Nach seinem Rauswurf beim MSV Duisburg ist Norbert Meier jetzt als türkischer Nationaltrainer im Gespräch. Die Türken hatten die Qualifikation zur WM 2006 erst in den Playoff-Spielen verpasst. 2008, bei der EM in der Schweiz und in Österreich soll die Qualifikation wieder gelingen, sieht man sich doch nach eigenem Selbstverständnis unter den großen Fußballnationen.

„Wir brauchen einen besonnenen Trainer an der Linie, damit sich die Vorfälle aus dem Spiel in Istanbul nicht wiederholen.“, so der türkische Verbandschef Levant Bicakci. „Meier hat bewiesen, dass er ein gewiefter Taktiker ist, der im Notfall sogar selbst Rote Karten für die Gegner herausholt. So ein Mann stünde uns gut zu Gesicht.“, so Bicakci weiter.

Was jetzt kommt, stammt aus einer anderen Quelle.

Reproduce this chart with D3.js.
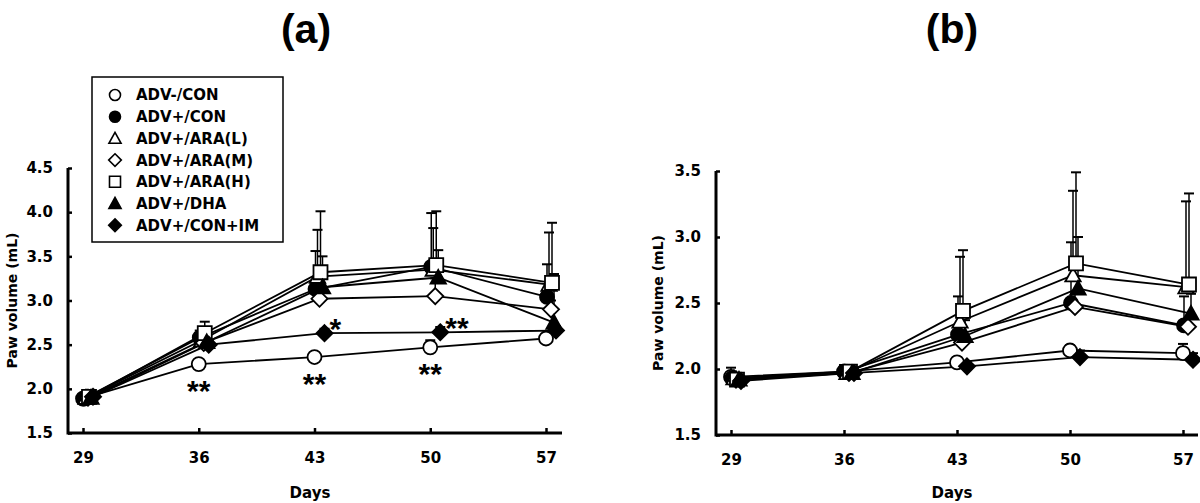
<!DOCTYPE html>
<html>
<head>
<meta charset="utf-8">
<script src="https://cdnjs.cloudflare.com/ajax/libs/d3/7.8.5/d3.min.js"></script>
<style>
  body { margin: 0; background: #fff; }
  text { font-family: "DejaVu Sans", sans-serif; font-weight: bold; fill: #000; }
</style>
</head>
<body>
<script>
// days of measurement
var days = [29, 36, 43, 50, 57];
var seriesNames = ["ADV-/CON", "ADV+/CON", "ADV+/ARA(L)", "ADV+/ARA(M)", "ADV+/ARA(H)", "ADV+/DHA", "ADV+/CON+IM"];

// panel (a) means and SD (upper bars only)
var meanA = [
  [1.89, 2.28, 2.36, 2.47, 2.57],
  [1.89, 2.58, 3.13, 3.38, 3.04],
  [1.90, 2.55, 3.27, 3.35, 3.18],
  [1.90, 2.52, 3.02, 3.05, 2.90],
  [1.91, 2.63, 3.32, 3.40, 3.20],
  [1.90, 2.53, 3.15, 3.26, 2.75],
  [1.91, 2.50, 2.63, 2.64, 2.66]
];
var sdA = [
  [0.02, 0.03, 0.04, 0.08, 0.04],
  [0.02, 0.08, 0.43, 0.61, 0.37],
  [0.03, 0.08, 0.53, 0.47, 0.59],
  [0.03, 0.06, 0.15, 0.20, 0.10],
  [0.03, 0.13, 0.69, 0.61, 0.68],
  [0.03, 0.08, 0.35, 0.31, 0.55],
  [0.02, 0.05, 0.05, 0.06, 0.05]
];

// panel (b)
var meanB = [
  [1.94, 1.98, 2.05, 2.14, 2.12],
  [1.93, 1.98, 2.26, 2.50, 2.33],
  [1.93, 1.97, 2.36, 2.71, 2.62],
  [1.92, 1.97, 2.20, 2.47, 2.32],
  [1.92, 1.98, 2.44, 2.80, 2.64],
  [1.92, 1.97, 2.25, 2.61, 2.42],
  [1.91, 1.97, 2.02, 2.09, 2.07]
];
var sdB = [
  [0.07, 0.05, 0.04, 0.04, 0.07],
  [0.05, 0.05, 0.29, 0.46, 0.22],
  [0.04, 0.05, 0.49, 0.64, 0.65],
  [0.04, 0.04, 0.08, 0.10, 0.06],
  [0.05, 0.05, 0.46, 0.69, 0.69],
  [0.04, 0.04, 0.12, 0.39, 0.15],
  [0.03, 0.03, 0.03, 0.05, 0.05]
];

var yTicksA = [1.5, 2.0, 2.5, 3.0, 3.5, 4.0, 4.5];
var yTicksB = [1.5, 2.0, 2.5, 3.0, 3.5];

// significance marks on panel (a)
var starsA = [
  {s: 0, d: 36, t: "**", pos: "below"},
  {s: 0, d: 43, t: "**", pos: "below"},
  {s: 0, d: 50, t: "**", pos: "below"},
  {s: 6, d: 43, t: "*", pos: "right"},
  {s: 6, d: 50, t: "**", pos: "right"}
];

// marker style per series
var shapes = ["circle", "circle", "triangle", "diamond", "square", "triangle", "diamond"];
var fills = ["#fff", "#000", "#fff", "#fff", "#fff", "#000", "#000"];
var jitter = [0, 1, 3, 5, 6, 8, 10];

var W = 1200, H = 503;
var svg = d3.select("body").append("svg").attr("width", W).attr("height", H);

function markerPath(shape, r) {
  var p = d3.path();
  if (shape == "circle") {
    p.arc(0, 0, r, 0, 2 * Math.PI);
  } else if (shape == "square") {
    p.rect(-r, -r, 2 * r, 2 * r);
  } else if (shape == "diamond") {
    r = r * 1.15;
    p.moveTo(0, -r); p.lineTo(r, 0); p.lineTo(0, r); p.lineTo(-r, 0); p.closePath();
  } else {
    r = r * 1.1;
    p.moveTo(0, -r); p.lineTo(r, r * 0.8); p.lineTo(-r, r * 0.8); p.closePath();
  }
  return p.toString();
}

function panel(cfg) {
  var g = svg.append("g");
  var x = d3.scaleLinear().domain([29, 57]).range([cfg.x0, cfg.x1]);
  var y = d3.scaleLinear().domain([cfg.yTicks[0], cfg.yTicks[cfg.yTicks.length - 1]]).range([cfg.yb, cfg.yt]);

  // axes
  var yAxis = d3.axisLeft(y).tickValues(cfg.yTicks).tickFormat(d3.format(".1f")).tickSize(-4).tickSizeOuter(0).tickPadding(15);
  var xAxis = d3.axisBottom(x).tickValues(days).tickFormat(d3.format("d")).tickSize(-5).tickSizeOuter(0).tickPadding(19);

  var ya = g.append("g").attr("transform", "translate(" + cfg.ax + ",0)").call(yAxis);
  var xa = g.append("g").attr("transform", "translate(0," + cfg.yb + ")").call(xAxis);
  ya.select(".domain").attr("d", "M0," + (cfg.yb + 1.5) + "V" + cfg.yt);
  xa.select(".domain").attr("d", "M" + cfg.ax + ",0H" + cfg.xEnd);
  g.selectAll(".domain").attr("stroke", "#000").attr("stroke-width", 3);
  g.selectAll(".tick line").attr("stroke", "#000").attr("stroke-width", 2.5);
  g.selectAll(".tick text").style("font-family", "DejaVu Sans").style("font-weight", "bold").style("font-size", "15px").attr("fill", "#000");

  g.append("text").attr("x", (cfg.ax + cfg.xEnd) / 2 - 5).attr("y", 498).attr("text-anchor", "middle")
    .style("font-size", "15px").text("Days");
  g.append("text").attr("transform", "translate(" + cfg.ylx + "," + (cfg.yt + cfg.yb) / 2 + ") rotate(-90)")
    .attr("text-anchor", "middle").attr("dy", "0.35em").style("font-size", "14px").text("Paw volume (mL)");
  g.append("text").attr("x", cfg.tx).attr("y", 43).attr("text-anchor", "middle")
    .style("font-family", "'Liberation Sans Narrow', 'Liberation Sans', sans-serif")
    .style("font-size", "41px").text(cfg.title);

  function px(si, di) { return x(days[di]) + jitter[si]; }

  // error bars (upper only)
  cfg.mean.forEach(function(m, si) {
    m.forEach(function(v, di) {
      var xx = px(si, di), y0 = y(v), y1 = y(v + cfg.sd[si][di]);
      g.append("line").attr("x1", xx).attr("x2", xx).attr("y1", y0).attr("y2", y1)
        .attr("stroke", "#000").attr("stroke-width", 1.5);
      g.append("line").attr("x1", xx - 5).attr("x2", xx + 5).attr("y1", y1).attr("y2", y1)
        .attr("stroke", "#000").attr("stroke-width", 2);
    });
  });

  // lines
  var line = d3.line().x(function(d) { return d[0]; }).y(function(d) { return d[1]; });
  cfg.mean.forEach(function(m, si) {
    var pts = m.map(function(v, di) { return [px(si, di), y(v)]; });
    g.append("path").attr("d", line(pts)).attr("fill", "none").attr("stroke", "#000").attr("stroke-width", 1.8);
  });

  // markers
  cfg.mean.forEach(function(m, si) {
    m.forEach(function(v, di) {
      g.append("path").attr("d", markerPath(shapes[si], 7))
        .attr("transform", "translate(" + px(si, di) + "," + y(v) + ")")
        .attr("fill", fills[si]).attr("stroke", "#000").attr("stroke-width", 1.8);
    });
  });

  // stars
  (cfg.stars || []).forEach(function(st) {
    var di = days.indexOf(st.d);
    var xx = px(st.s, di), yy = y(cfg.mean[st.s][di]);
    var t = g.append("text").style("font-family", "'Liberation Sans', Arial, sans-serif").style("font-size", "30px").text(st.t);
    if (st.pos == "below") {
      t.attr("x", xx).attr("y", yy + 37).attr("text-anchor", "middle");
    } else {
      t.attr("x", xx + 5).attr("y", yy + 6).attr("text-anchor", "start");
    }
  });

  return g;
}

panel({title: "(a)", tx: 306, ax: 68, xEnd: 562, x0: 83, x1: 546, yt: 168, yb: 433, ylx: 12,
  yTicks: yTicksA, mean: meanA, sd: sdA, stars: starsA});
panel({title: "(b)", tx: 952, ax: 716, xEnd: 1198, x0: 731, x1: 1183, yt: 171, yb: 435, ylx: 658,
  yTicks: yTicksB, mean: meanB, sd: sdB});

// legend for panel (a)
var leg = svg.append("g");
leg.append("rect").attr("x", 92).attr("y", 77).attr("width", 191).attr("height", 165)
  .attr("fill", "#fff").attr("stroke", "#000").attr("stroke-width", 1.5);
seriesNames.forEach(function(name, i) {
  var yy = 95 + i * 21.7;
  leg.append("path").attr("d", markerPath(shapes[i], 5.5)).attr("transform", "translate(115," + yy + ")")
    .attr("fill", fills[i]).attr("stroke", "#000").attr("stroke-width", 1.6);
  leg.append("text").attr("x", 136).attr("y", yy).attr("dy", "0.36em").style("font-size", "15px").text(name);
});
</script>
</body>
</html>
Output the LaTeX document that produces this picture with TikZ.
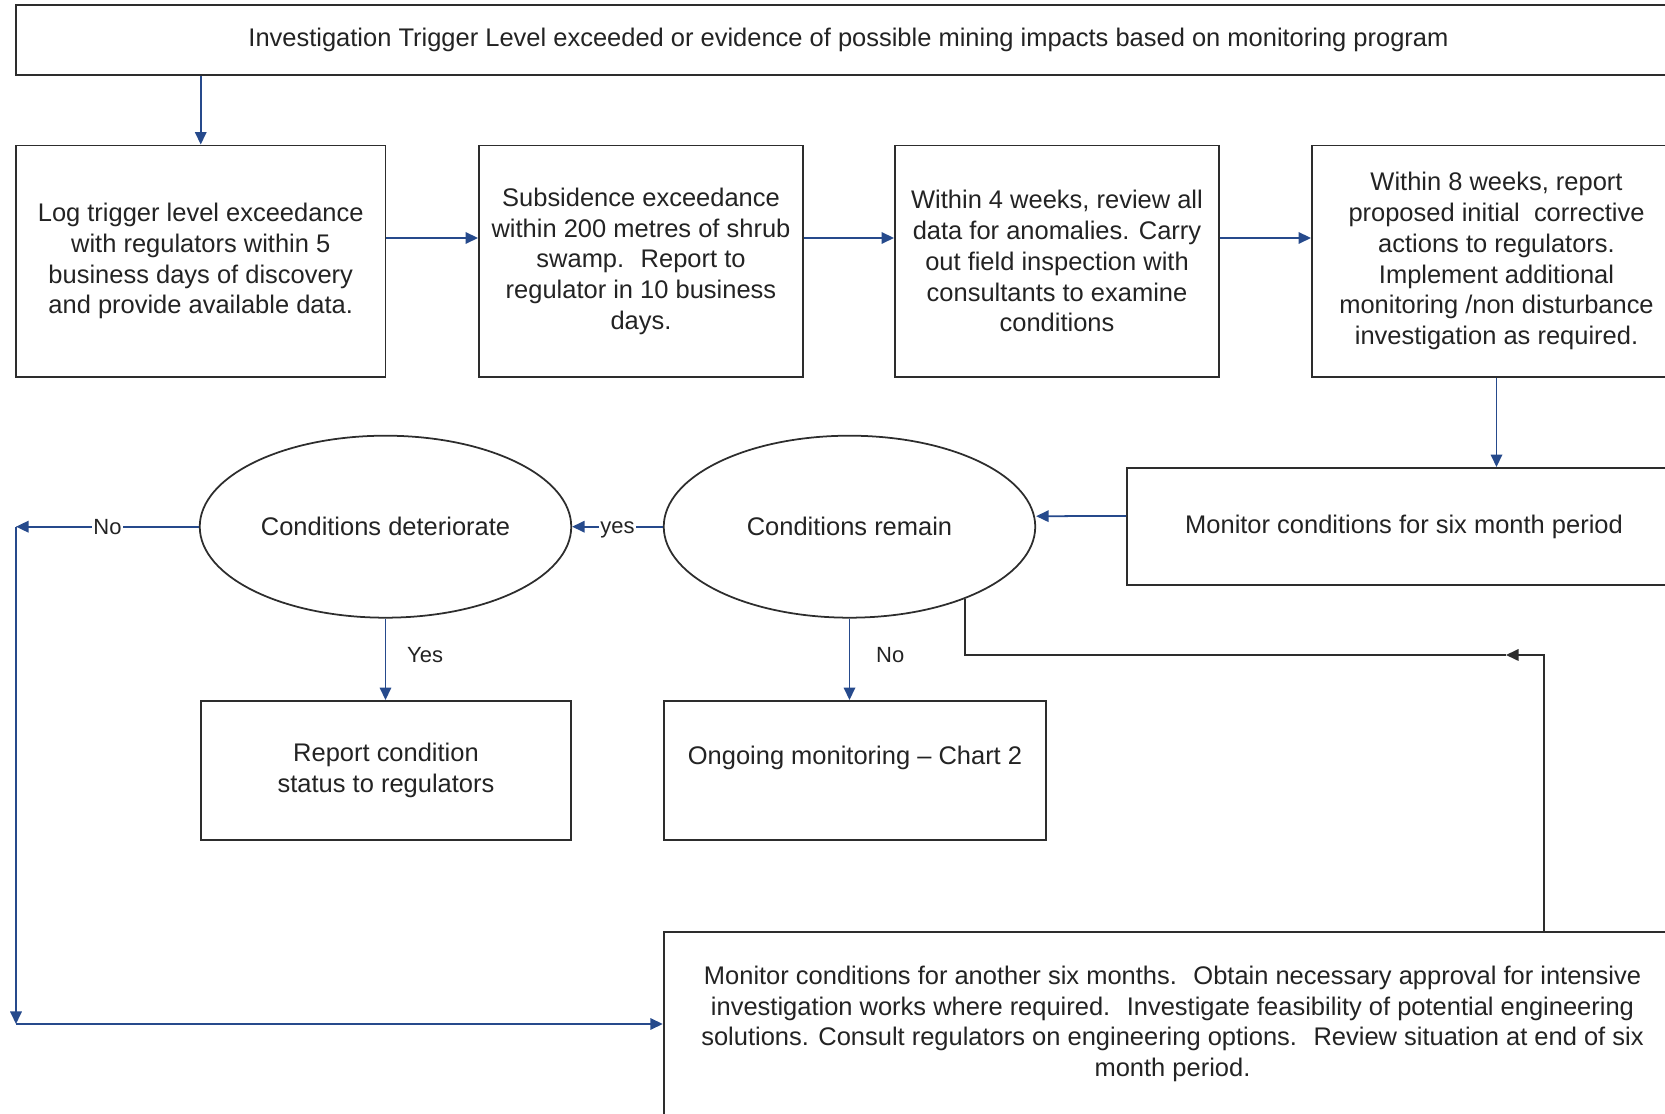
\documentclass[tikz,border=0pt]{standalone}
\usepackage{fontspec}
\setmainfont{Liberation Sans}
\usetikzlibrary{shapes.geometric,arrows.meta}

\begin{document}
\begin{tikzpicture}[
    mybox/.style={draw=myframe, line width=1.1pt, text=mytext, align=center, inner sep=2pt,
        font=\fontsize{14.5}{17.5}\selectfont},
    myellipse/.style={ellipse, draw=myframe, line width=1pt, text=mytext, inner sep=0pt,
        minimum width=7.43cm, minimum height=3.64cm, font=\fontsize{14.5}{17.5}\selectfont},
    myarrow/.style={draw=myblue, line width=1pt, -{Triangle[length=0.25cm,width=0.23cm]}},
    mylabel/.style={text=mytext, font=\fontsize{12.5}{15}\selectfont, inner sep=1pt}
]

\definecolor{myblue}{RGB}{38,74,140}
\definecolor{myframe}{RGB}{45,45,45}
\definecolor{mytext}{RGB}{35,35,35}

    %Rahmen
    \useasboundingbox (0,0) rectangle (33.3,22.28);

    %Kasten oben
    \node [mybox, minimum width=33.3cm, minimum height=1.4cm] (trigger) at (16.97,21.48)
        {Investigation Trigger Level exceeded or evidence of possible mining impacts based on monitoring program};

    %Erste Reihe
    \node [mybox, minimum width=7.39cm, minimum height=4.63cm] (log) at (4.015,17.055)
        {Log trigger level exceedance\\with regulators within 5\\business days of discovery\\and provide available data.};
    \node [mybox, minimum width=6.48cm, minimum height=4.63cm] (subsid) at (12.82,17.055)
        {Subsidence exceedance\\within 200 metres of shrub\\swamp.~ Report to\\regulator in 10 business\\days.};
    \node [mybox, minimum width=6.48cm, minimum height=4.63cm] (review) at (21.14,17.055)
        {Within 4 weeks, review all\\data for anomalies. Carry\\out field inspection with\\consultants to examine\\conditions};
    \node [mybox, minimum width=7.38cm, minimum height=4.63cm] (propose) at (29.93,17.055)
        {Within 8 weeks, report\\proposed initial~ corrective\\actions to regulators.\\Implement additional\\monitoring /non disturbance\\investigation as required.};

    %Zweite Reihe
    \node [mybox, minimum width=11.08cm, minimum height=2.34cm] (monitor) at (28.08,11.75)
        {Monitor conditions for six month period};
    \node [myellipse] (remain) at (16.99,11.746) {Conditions remain};
    \node [myellipse] (deter) at (7.71,11.746) {Conditions deteriorate};

    %Dritte Reihe
    \node [mybox, minimum width=7.41cm, minimum height=2.78cm] (status) at (7.72,6.87)
        {Report condition\\status to regulators};
    \node [mybox, minimum width=7.65cm, minimum height=2.78cm] (ongoing) at (17.10,6.87)
        {Ongoing monitoring -- Chart 2\\\mbox{}};

    %Kasten unten
    \node [mybox, minimum width=20.35cm, minimum height=3.68cm] (another) at (23.45,1.80)
        {Monitor conditions for another six months.~ Obtain necessary approval for intensive\\investigation works where required.~ Investigate feasibility of potential engineering\\solutions. Consult regulators on engineering options.~ Review situation at end of six\\month period.};

    %Hilfspunkte
    \coordinate (noend) at (0.32,11.746);
    \coordinate (corner) at (noend |- another.west);
    \coordinate (fbx) at (30.88,0);
    \coordinate (fbarrow) at (30.12,9.18);

    %Pfeile
    \draw [myarrow] (log.north |- trigger.south) -- (log.north);
    \draw [myarrow] ([yshift=0.465cm]log.east) -- ([yshift=0.465cm]subsid.west);
    \draw [myarrow] ([yshift=0.465cm]subsid.east) -- ([yshift=0.465cm]review.west);
    \draw [myarrow] ([yshift=0.465cm]review.east) -- ([yshift=0.465cm]propose.west);
    \draw [myarrow] (propose.south) -- (propose.south |- monitor.north);
    \draw [myarrow] ([yshift=0.21cm]monitor.west) -- ([yshift=0.21cm]remain.east);
    \draw [myarrow] (remain.west) -- node [mylabel, fill=white, yshift=-2pt] {yes} (deter.east);
    \draw [myarrow] (deter.west) -- node [mylabel, fill=white] {No} (noend);
    \draw [myarrow] (noend) -- (corner);
    \draw [myarrow] (corner) -- (another.west);
    \draw [myarrow] (deter.south) -- node [mylabel, pos=0.45, right=0.38cm] {Yes} (deter.south |- status.north);
    \draw [myarrow] (remain.south) -- node [mylabel, pos=0.45, right=0.48cm] {No} (remain.south |- ongoing.north);

    %Rueckfuehrung
    \draw [draw=myframe, line width=1pt, -{Triangle[length=0.25cm,width=0.23cm]}] (another.north -| fbx) |- (fbarrow);
    \draw [draw=myframe, line width=1pt] (fbarrow) -| (remain.-32);

\end{tikzpicture}
\end{document}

Meier zeigte sich interessiert: „Mir tut zwar noch ein bißchen der Kopf weh, aber ich denke durchaus darüber nach, in die Türkei zu wechseln. Ich werde erst mal abwarten, wie viele Monate ich gesperrt bin, bevor ich zusage. Vielleicht finden die Türken schon vorher jemanden.“

Im Gespräch außerdem: Georghe Hagi, Alpay Özalan und Roy Keane.